David A Neuman
ABOUT THE AUTHOR
Tell us a little bit about yourself, your hobbies and interests.
Reading, of course. And my four-legged girls who generously allow me to live with them. Besides that, strange as it may seem, I have a love affair with star gazing, which leaves my fascination wandering the universe and asking the burning question: Just what is out there? Ultimately, writing is my passion as it allows me to become part of each character and brings out the child in me, more often than not, when the world was full of mysteries
When and why did you start writing books?
It's always been in my scope of creativity to open doors into other worlds and leave behind the one currently inhabited. Inside these worlds a certain kind of magic allowed me to cope with real life insecurities as a kid, the kind many face but often keep secreted from the domain of adults. And now the magic is no less potent and the urge to create something totally fresh is stronger than ever.
What made you decide to tackle writing as a career?
Of all the forms of entertainment medium, I can't go past literature - books. How many times have we heard 'Oh, the movie was good, but the book was better?' A well-written book has depth. You are, in essence, living and breathing it, invited into the lives of people you never knew until you turned over the front cover. They are the ultimate in escapism. They aren't over in ninety minutes or so and there you are gripped and you can't let go.
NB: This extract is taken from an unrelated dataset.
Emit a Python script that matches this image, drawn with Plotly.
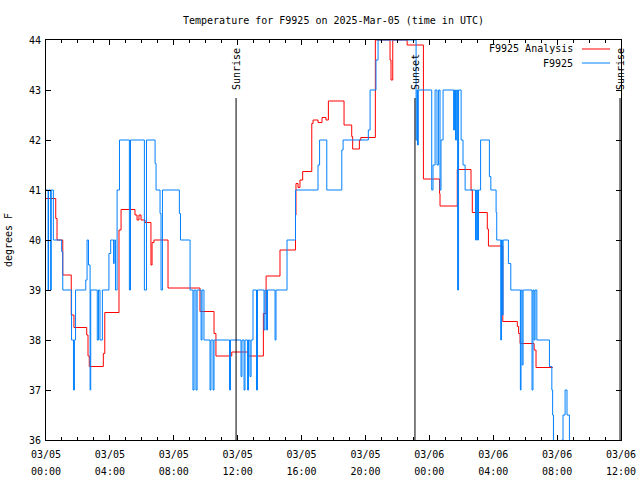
import pandas as pd
import plotly.graph_objects as go

BASE = pd.Timestamp("2025-03-05 00:00")

# F9925 Analysis (hours after 03/05 00:00 UTC, degrees F)
analysis_hours = [0.0, 0.61, 0.69, 1.05, 1.58, 1.75, 2.55, 2.63, 2.71, 3.59, 3.68, 4.57, 4.70, 5.57,
                  5.70, 5.82, 5.95, 6.20, 6.57, 6.64, 6.76, 7.64, 9.64, 10.52, 10.64, 11.63, 12.65,
                  13.61, 13.78, 14.65, 15.62, 15.65, 15.78, 15.90, 16.07, 16.64, 16.72, 17.03, 17.28,
                  17.53, 17.68, 18.66, 19.14, 19.20, 19.62, 19.71, 20.62, 21.54, 21.60, 21.71, 22.61,
                  23.63, 24.64, 24.67, 25.75, 26.61, 26.69, 27.63, 27.70, 28.60, 29.51, 29.59, 29.68,
                  30.56, 30.68, 31.73]
analysis_temp = [40.83, 40.43, 40.0, 39.3, 38.5, 38.25, 38.1, 37.68, 37.47, 37.73, 38.55, 40.2, 40.61,
                 40.5, 40.4, 40.5, 40.4, 40.35, 39.5, 39.95, 40.0, 39.04, 38.57, 38.13, 37.68, 37.76,
                 37.68, 38.53, 39.28, 39.8, 40.5, 41.13, 41.05, 41.2, 41.37, 42.33, 42.4, 42.35, 42.45,
                 42.4, 42.78, 42.3, 42.07, 41.82, 42.0, 42.05, 44.0, 43.6, 43.2, 44.0, 43.9, 41.22,
                 40.93, 40.68, 41.41, 41.0, 40.55, 40.22, 39.88, 38.37, 38.27, 38.13, 37.93, 37.8,
                 37.45, 37.45]

# F9925 station observations
station_hours = [0.0, 0.13, 0.16, 0.29, 0.33, 0.46, 0.98, 1.05, 1.60, 1.72, 1.78, 1.85, 2.49, 2.57,
                 2.66, 2.76, 2.80, 3.21, 3.29, 3.38, 3.53, 3.94, 4.05, 4.23, 4.27, 4.35, 4.45, 4.60,
                 5.22, 5.29, 6.16, 6.29,
                 6.83, 6.89, 7.14, 7.20, 7.29, 8.35, 8.42, 9.02, 9.20, 9.27, 9.39, 9.46, 9.71, 9.77,
                 9.89, 10.27, 10.33, 10.46, 10.52, 11.49, 11.55, 12.21, 12.27, 12.40, 12.46, 12.62,
                 12.68, 12.77, 12.84, 12.96, 13.18, 13.24, 13.65, 13.71, 13.81, 13.87, 14.34, 14.40,
                 15.09, 15.62, 17.03, 17.13, 17.58, 18.52, 18.60, 20.18, 20.29, 20.66, 20.79, 23.17,
                 23.23, 23.26, 23.31, 24.15, 24.23, 24.36, 24.48, 24.58, 24.67, 24.73, 24.86, 25.52,
                 25.58, 25.64, 25.71, 25.77, 25.83, 25.99, 26.11, 26.24, 26.89, 26.96, 27.02, 27.08,
                 27.21, 27.76, 27.85, 28.18, 28.22, 28.47, 28.52, 28.57, 28.62, 28.95, 29.10, 29.70,
                 29.74, 29.81, 29.87, 30.43, 30.49, 30.56, 30.62, 30.73, 31.52, 31.67, 31.72, 31.77,
                 32.29, 32.37, 32.50, 32.62, 32.77, 32.81]
station_temp = [41.0, 39.0, 41.0, 39.0, 41.0, 40.0, 39.77, 39.0, 38.0, 37.0, 38.0, 39.0, 39.2, 40.0,
                39.5, 37.0, 39.0, 38.0, 39.0, 38.0, 39.0, 39.73, 40.0, 39.53, 40.0, 39.0, 41.0, 42.0,
                39.0, 42.0, 39.0, 42.0,
                41.53, 41.0, 40.53, 39.0, 41.0, 40.53, 40.0, 39.0, 37.0, 39.0, 37.0, 39.0, 38.0, 39.0,
                38.0, 37.0, 38.0, 37.0, 38.0, 37.0, 38.0, 37.27, 38.0, 37.0, 38.0, 37.0,
                38.0, 37.27, 38.0, 39.0, 37.0, 39.0, 38.2, 39.0, 38.2, 39.0, 38.0, 39.0,
                40.0, 41.0, 41.5, 42.0, 41.0, 41.8, 42.0, 42.2, 43.0, 43.6, 44.0, 42.0,
                43.0, 41.9, 43.0, 41.0, 41.5, 43.0, 41.5, 43.0, 41.0, 42.0, 43.0, 42.2,
                43.0, 42.0, 43.0, 39.0, 43.0, 42.0, 41.5, 41.0, 40.0, 41.0, 40.0, 41.0,
                42.0, 41.27, 41.0, 40.55, 40.0, 38.0, 40.0, 38.5, 40.0, 39.53, 39.0, 37.0,
                39.0, 37.5, 39.0, 37.0, 39.0, 38.0, 39.0, 38.0, 37.47, 37.0, 36.5, 35.5,
                36.0, 36.5, 37.0, 36.5, 35.5, 35.5]

sun_event_hours = [11.9, 23.1, 35.94]
sun_event_labels = ["Sunrise", "Sunset", "Sunrise"]
y_ticks = [36, 37, 38, 39, 40, 41, 42, 43, 44]
series_names = ["F9925 Analysis", "F9925"]
series_colors = ["#ff0000", "#0080ff"]


def to_time(hours):
    return [BASE + pd.Timedelta(hours=h) for h in hours]


FONT = "DejaVu Sans Mono"
fig = go.Figure()
fig.add_trace(go.Scatter(x=to_time(analysis_hours), y=analysis_temp, mode="lines",
                         line=dict(color=series_colors[0], width=1, shape="hv"),
                         name=series_names[0], showlegend=False, xaxis="x", yaxis="y"))
# station trace lives on the overlaid x2 axis (same range) which carries the time-of-day labels
fig.add_trace(go.Scatter(x=to_time(station_hours), y=station_temp, mode="lines",
                         line=dict(color=series_colors[1], width=1, shape="hv"),
                         name=series_names[1], showlegend=False, xaxis="x2", yaxis="y"))

for h, lab in zip(sun_event_hours, sun_event_labels):
    t = BASE + pd.Timedelta(hours=h)
    fig.add_shape(type="line", xref="x", yref="paper", x0=t, x1=t, y0=0, y1=0.855,
                  line=dict(color="black", width=1))
    fig.add_annotation(x=t, xref="x", y=0.87, yref="paper", text=lab, textangle=-90,
                       showarrow=False, xanchor="center", yanchor="bottom",
                       font=dict(family=FONT, size=10, color="black"))

# legend drawn gnuplot-style (text left of sample)
leg_y = [0.9775, 0.9425]
for name, col, yy in zip(series_names, series_colors, leg_y):
    fig.add_annotation(x=0.92, xref="paper", y=yy, yref="paper", text=name, showarrow=False,
                       xanchor="right", yanchor="middle", font=dict(family=FONT, size=10, color="black"))
    fig.add_shape(type="line", xref="paper", yref="paper", x0=0.932, x1=0.981, y0=yy, y1=yy,
                  line=dict(color=col, width=1))

x_range = [BASE, BASE + pd.Timedelta(hours=36)]
fig.update_layout(
    width=640, height=480,
    margin=dict(l=46, r=19, t=40, b=40),
    paper_bgcolor="white", plot_bgcolor="white",
    font=dict(family=FONT, size=10, color="black"),
    title=dict(text="Temperature for F9925 on 2025-Mar-05 (time in UTC)", x=0.5, xref="paper",
               y=1 - 20 / 480, yref="container", xanchor="center", yanchor="middle",
               font=dict(family=FONT, size=10, color="black")),
    showlegend=False,
    hovermode=False,
    xaxis=dict(
        range=x_range,
        dtick=4 * 3600 * 1000, tick0=BASE, tickformat="%m/%d",
        ticks="inside", ticklen=5, tickcolor="black", showline=True, linecolor="black", linewidth=1,
        mirror="allticks", showgrid=False, zeroline=False, automargin=False,
        minor=dict(dtick=3600 * 1000, ticks="inside", ticklen=3, tickcolor="black", showgrid=False),
        ticklabelstandoff=5,
        tickfont=dict(family=FONT, size=10),
    ),
    xaxis2=dict(overlaying="x", anchor="y", side="bottom", range=x_range, matches="x",
                dtick=4 * 3600 * 1000, tick0=BASE, tickformat="%H:%M", ticks="",
                showline=False, showgrid=False, zeroline=False, automargin=False,
                ticklabelstandoff=24, tickfont=dict(family=FONT, size=10)),
    yaxis=dict(
        range=[36, 44], tickvals=y_ticks, ticktext=[str(v) for v in y_ticks],
        ticks="inside", ticklen=5, tickcolor="black", showline=True, linecolor="black", linewidth=1,
        mirror="ticks", showgrid=False, zeroline=False, automargin=False,
        title=dict(text="degrees F", font=dict(family=FONT, size=10), standoff=14),
        ticklabelstandoff=2,
        tickfont=dict(family=FONT, size=10),
    ),
)

fig.write_html("out.html", config={"displayModeBar": False},
               post_script="document.body.style.margin='0';")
Which one of your books or characters is your favourite?
In Kaleidoscopic Shades, I'm in awe of several characters for the way they dig deep and find something special hidden inside of them: the courage to face horrors that you know have the potential to rip you apart, one way or another... to do a radical tap-dance across your life and leave it in tatters. For that reason, Joshua Triplow, our ten year old hero, is hard to go past. When it comes to the latest book I am writing, The Penny Arcade, none other than Benjamine McLevy, constable in a small rustic township, is an amazing concretion of humor, grit and a sense of justice. She's no swashbuckling hero and has her own baggage - but then, who doesn't?
Which one of your books was the hardest to write and stretched you the most as a writer?
Kaleidoscopic Shades was challenging as it crossed the time zones of Australia and America on several occasions and being a little anal when it comes to getting parameters, such as time zones correct, I fussed over it; the closer to the truth you get, the more believable a work of fiction becomes. The Penny Arcade has been a two year journey and the third book, which isn't a sequel to the first two, is still some two years off and whilst they have gone through multiple drafts (The Penny Arcade some 50) the same holds true in getting the elements correct, but, unlike Kaleidoscopic Shades, I don't have to resort to the equivalent of chronological trigonometry to figure the exact time zones across continents and the differences when it comes to daylight saving, standard time, central time etc. etc. etc..
Who is your favourite author and book?
Stephen King gives me liberty whereas Dean Koontz gives me guidance. As far as favorite books are concerned, I know a lot don't like The Tommyknockers by Stephen King - and, yes, it could've been culled to some extent - I'm not one of them. IT and Lightning by Dean Koontz are great contenders, as well. However, that's limiting it to a few when, in fact, there are countless.
What book are you reading right now?
I'd rather allow the reader to imagine what I'd be reading rather than act as a guide post. I usually have two or three books on the go at once. It's the characters... them worlds that aren't too different from ours. When fiction assumes reality is when the adrenaline kicks in.
Where do you get your inspiration for your books?
Nightmares... looking at the world through the eyes of a child... to find monsters under the bed and ghosts restlessly roaming the dark recesses that by day are nothing more than a corner with a vase of petunias in it... to wonder what it'd be like if we could reach out and tear open the layers between dimensions
What do you enjoy doing in your spare time?
Spare time? Running between entertaining my three gorgeous girls, rehabilitative work in the aged care sector, getting my head around marketing Kaleidoscopic Shades, which I'm really bad at, and writing the second and third novels, when I do have spare time, I settle myself in a nice warm position, have the radio playing quietly in the background and pick up one helluva belter to lose myself between the pages.
Do you have any new books in the works?
The Penny Arcade is a finished product up to manuscript stage and has gone through about fifty odd drafts. I could give a brief outline of this sequel, but I have gone with the following synopsis. I hope you enjoy. On the outskirts of a small rustic township in South Australia the misery of the past continues to scream across the land... For here nothing truly dies... despite efforts to erase what haunted residents past, it now claws into the psyche of those present with devastating effects... An impossible phone call in the dead of night compels Joshua Triplow to return to that place of ancient misery and tragedy… to the very same township of Kapunda whose constable, Benjamine McLevy, is plagued by visions of the tortured, visions she can't arrest, of things that have no right to be amongst the living.